• [DATASET CONTENT]
════
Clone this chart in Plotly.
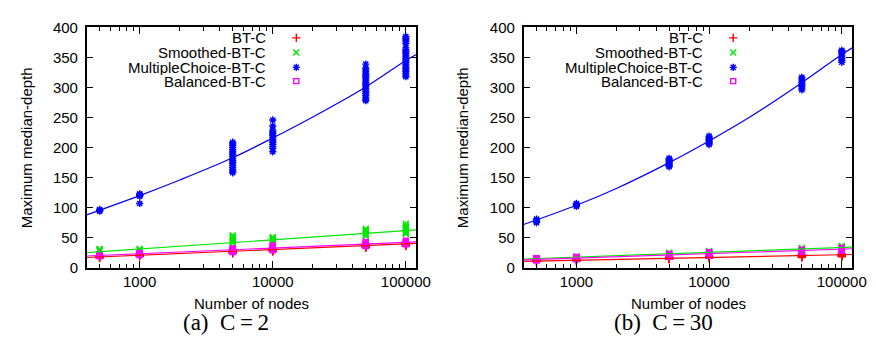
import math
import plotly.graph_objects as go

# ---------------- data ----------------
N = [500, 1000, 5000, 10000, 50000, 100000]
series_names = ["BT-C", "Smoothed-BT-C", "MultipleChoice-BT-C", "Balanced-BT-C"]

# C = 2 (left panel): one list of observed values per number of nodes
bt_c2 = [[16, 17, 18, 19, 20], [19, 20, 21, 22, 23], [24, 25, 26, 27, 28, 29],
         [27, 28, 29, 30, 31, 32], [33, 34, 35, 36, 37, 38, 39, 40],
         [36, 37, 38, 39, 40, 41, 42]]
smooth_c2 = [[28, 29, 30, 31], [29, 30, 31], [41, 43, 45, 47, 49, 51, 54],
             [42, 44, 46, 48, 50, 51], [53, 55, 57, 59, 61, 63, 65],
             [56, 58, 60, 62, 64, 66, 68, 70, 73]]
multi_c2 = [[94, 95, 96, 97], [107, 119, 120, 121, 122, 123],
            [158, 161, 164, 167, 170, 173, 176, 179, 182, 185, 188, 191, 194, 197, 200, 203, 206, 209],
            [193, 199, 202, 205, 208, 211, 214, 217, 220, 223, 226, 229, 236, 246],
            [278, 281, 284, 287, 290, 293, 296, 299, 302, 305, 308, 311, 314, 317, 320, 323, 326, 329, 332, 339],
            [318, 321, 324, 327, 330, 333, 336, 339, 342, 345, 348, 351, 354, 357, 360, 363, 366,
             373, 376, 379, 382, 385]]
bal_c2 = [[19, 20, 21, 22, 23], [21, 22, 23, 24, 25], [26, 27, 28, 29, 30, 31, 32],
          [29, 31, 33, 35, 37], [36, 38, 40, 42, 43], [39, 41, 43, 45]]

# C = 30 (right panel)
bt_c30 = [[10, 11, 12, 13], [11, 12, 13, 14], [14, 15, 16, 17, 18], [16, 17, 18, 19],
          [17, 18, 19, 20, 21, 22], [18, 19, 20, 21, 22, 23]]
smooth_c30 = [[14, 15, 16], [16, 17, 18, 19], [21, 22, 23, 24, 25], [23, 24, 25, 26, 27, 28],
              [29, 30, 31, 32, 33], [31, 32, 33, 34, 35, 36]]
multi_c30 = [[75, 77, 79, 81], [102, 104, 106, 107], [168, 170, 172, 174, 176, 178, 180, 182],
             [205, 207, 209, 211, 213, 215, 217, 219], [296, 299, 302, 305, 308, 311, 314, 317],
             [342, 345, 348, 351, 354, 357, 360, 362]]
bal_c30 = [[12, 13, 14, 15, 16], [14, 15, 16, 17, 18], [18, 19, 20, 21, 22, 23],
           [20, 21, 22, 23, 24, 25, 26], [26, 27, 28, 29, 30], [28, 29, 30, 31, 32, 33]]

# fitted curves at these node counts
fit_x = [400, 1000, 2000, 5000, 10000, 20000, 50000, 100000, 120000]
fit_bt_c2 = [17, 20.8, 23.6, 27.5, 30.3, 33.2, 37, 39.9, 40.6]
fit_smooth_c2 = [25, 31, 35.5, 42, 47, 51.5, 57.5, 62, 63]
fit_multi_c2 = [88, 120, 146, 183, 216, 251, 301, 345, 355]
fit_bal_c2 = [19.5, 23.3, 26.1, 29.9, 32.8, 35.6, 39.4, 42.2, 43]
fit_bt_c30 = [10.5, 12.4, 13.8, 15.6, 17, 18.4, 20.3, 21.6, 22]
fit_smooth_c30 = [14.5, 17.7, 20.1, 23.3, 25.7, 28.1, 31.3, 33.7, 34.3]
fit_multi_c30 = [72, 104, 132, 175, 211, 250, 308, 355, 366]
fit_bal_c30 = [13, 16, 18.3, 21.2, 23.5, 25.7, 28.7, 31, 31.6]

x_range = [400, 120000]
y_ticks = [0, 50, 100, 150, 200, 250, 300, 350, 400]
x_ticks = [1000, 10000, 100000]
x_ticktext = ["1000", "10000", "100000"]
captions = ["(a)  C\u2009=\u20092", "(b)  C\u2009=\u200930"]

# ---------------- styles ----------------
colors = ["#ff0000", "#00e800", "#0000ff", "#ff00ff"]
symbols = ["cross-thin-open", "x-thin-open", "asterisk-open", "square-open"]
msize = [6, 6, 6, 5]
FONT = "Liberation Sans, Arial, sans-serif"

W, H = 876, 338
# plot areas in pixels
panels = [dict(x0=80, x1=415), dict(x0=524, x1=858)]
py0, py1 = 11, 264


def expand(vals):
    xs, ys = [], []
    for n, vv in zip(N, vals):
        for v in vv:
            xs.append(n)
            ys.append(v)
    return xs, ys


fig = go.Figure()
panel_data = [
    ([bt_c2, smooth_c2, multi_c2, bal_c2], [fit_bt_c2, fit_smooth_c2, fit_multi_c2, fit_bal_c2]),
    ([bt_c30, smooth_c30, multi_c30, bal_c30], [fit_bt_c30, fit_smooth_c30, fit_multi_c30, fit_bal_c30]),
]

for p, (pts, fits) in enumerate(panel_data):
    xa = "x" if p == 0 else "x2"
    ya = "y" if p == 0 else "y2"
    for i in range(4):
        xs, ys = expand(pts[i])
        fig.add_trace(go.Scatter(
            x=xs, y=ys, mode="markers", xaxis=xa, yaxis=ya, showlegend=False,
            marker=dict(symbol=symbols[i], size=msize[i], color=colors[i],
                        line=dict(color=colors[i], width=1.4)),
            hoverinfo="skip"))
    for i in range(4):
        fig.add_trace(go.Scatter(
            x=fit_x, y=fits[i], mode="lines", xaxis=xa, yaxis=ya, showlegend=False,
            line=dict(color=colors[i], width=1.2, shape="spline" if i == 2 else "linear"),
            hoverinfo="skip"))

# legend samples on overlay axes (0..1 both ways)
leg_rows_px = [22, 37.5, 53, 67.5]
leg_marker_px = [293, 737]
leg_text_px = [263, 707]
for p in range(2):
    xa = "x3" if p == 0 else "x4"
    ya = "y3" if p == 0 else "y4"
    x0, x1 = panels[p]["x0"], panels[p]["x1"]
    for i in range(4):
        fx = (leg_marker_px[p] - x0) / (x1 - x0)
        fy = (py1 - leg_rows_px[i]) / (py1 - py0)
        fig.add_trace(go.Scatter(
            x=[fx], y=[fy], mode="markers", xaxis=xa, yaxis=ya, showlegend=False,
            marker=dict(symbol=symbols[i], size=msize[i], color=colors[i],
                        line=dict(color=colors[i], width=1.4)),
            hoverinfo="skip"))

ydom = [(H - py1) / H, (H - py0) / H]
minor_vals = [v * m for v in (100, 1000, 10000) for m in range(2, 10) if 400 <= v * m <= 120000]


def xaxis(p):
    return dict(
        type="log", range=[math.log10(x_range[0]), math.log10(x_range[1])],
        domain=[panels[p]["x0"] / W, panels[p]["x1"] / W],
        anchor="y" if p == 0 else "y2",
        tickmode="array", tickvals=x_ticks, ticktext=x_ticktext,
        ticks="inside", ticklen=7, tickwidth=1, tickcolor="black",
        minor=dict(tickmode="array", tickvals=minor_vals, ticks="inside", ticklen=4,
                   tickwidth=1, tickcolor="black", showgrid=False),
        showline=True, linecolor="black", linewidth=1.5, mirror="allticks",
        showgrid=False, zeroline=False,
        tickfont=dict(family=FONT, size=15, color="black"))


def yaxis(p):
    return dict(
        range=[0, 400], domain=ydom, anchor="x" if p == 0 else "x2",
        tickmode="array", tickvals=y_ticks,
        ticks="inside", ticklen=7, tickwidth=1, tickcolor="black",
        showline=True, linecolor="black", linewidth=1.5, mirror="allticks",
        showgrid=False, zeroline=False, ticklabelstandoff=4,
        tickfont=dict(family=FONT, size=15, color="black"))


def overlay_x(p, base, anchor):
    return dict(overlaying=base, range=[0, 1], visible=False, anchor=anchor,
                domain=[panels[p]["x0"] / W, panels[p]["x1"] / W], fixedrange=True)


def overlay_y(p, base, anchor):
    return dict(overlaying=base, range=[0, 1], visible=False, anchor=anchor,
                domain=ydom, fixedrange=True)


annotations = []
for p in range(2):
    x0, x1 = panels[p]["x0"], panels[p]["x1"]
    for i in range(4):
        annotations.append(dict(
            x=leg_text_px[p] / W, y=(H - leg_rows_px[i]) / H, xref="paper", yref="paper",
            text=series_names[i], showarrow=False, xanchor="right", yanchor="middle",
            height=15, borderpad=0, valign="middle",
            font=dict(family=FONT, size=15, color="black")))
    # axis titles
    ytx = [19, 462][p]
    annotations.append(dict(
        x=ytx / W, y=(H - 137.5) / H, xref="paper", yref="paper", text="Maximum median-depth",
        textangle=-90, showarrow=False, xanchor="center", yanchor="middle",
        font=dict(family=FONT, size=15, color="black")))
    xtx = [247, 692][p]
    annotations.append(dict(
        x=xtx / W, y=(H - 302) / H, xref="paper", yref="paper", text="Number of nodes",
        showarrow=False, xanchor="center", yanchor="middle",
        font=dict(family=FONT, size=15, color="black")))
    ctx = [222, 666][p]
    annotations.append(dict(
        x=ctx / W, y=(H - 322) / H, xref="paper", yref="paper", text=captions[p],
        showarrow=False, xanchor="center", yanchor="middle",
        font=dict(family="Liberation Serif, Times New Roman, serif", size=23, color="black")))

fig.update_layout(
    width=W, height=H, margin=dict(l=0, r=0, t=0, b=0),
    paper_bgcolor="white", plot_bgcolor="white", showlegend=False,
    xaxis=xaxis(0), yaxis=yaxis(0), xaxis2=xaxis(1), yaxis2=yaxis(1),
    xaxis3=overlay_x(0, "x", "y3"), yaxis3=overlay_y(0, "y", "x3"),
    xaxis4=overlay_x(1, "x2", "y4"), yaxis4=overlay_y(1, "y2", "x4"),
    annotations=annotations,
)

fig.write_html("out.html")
════
• [DIRECTIONS FOR THIS TASK]
Return only the lines from the start of the data through the line that contains "41, 43, 45]]", please, copying them exactly and omitting all pictures.

• [CORRECT OUTPUT]
Clone this chart in Plotly.
import math
import plotly.graph_objects as go

# ---------------- data ----------------
N = [500, 1000, 5000, 10000, 50000, 100000]
series_names = ["BT-C", "Smoothed-BT-C", "MultipleChoice-BT-C", "Balanced-BT-C"]

# C = 2 (left panel): one list of observed values per number of nodes
bt_c2 = [[16, 17, 18, 19, 20], [19, 20, 21, 22, 23], [24, 25, 26, 27, 28, 29],
         [27, 28, 29, 30, 31, 32], [33, 34, 35, 36, 37, 38, 39, 40],
         [36, 37, 38, 39, 40, 41, 42]]
smooth_c2 = [[28, 29, 30, 31], [29, 30, 31], [41, 43, 45, 47, 49, 51, 54],
             [42, 44, 46, 48, 50, 51], [53, 55, 57, 59, 61, 63, 65],
             [56, 58, 60, 62, 64, 66, 68, 70, 73]]
multi_c2 = [[94, 95, 96, 97], [107, 119, 120, 121, 122, 123],
            [158, 161, 164, 167, 170, 173, 176, 179, 182, 185, 188, 191, 194, 197, 200, 203, 206, 209],
            [193, 199, 202, 205, 208, 211, 214, 217, 220, 223, 226, 229, 236, 246],
            [278, 281, 284, 287, 290, 293, 296, 299, 302, 305, 308, 311, 314, 317, 320, 323, 326, 329, 332, 339],
            [318, 321, 324, 327, 330, 333, 336, 339, 342, 345, 348, 351, 354, 357, 360, 363, 366,
             373, 376, 379, 382, 385]]
bal_c2 = [[19, 20, 21, 22, 23], [21, 22, 23, 24, 25], [26, 27, 28, 29, 30, 31, 32],
          [29, 31, 33, 35, 37], [36, 38, 40, 42, 43], [39, 41, 43, 45]]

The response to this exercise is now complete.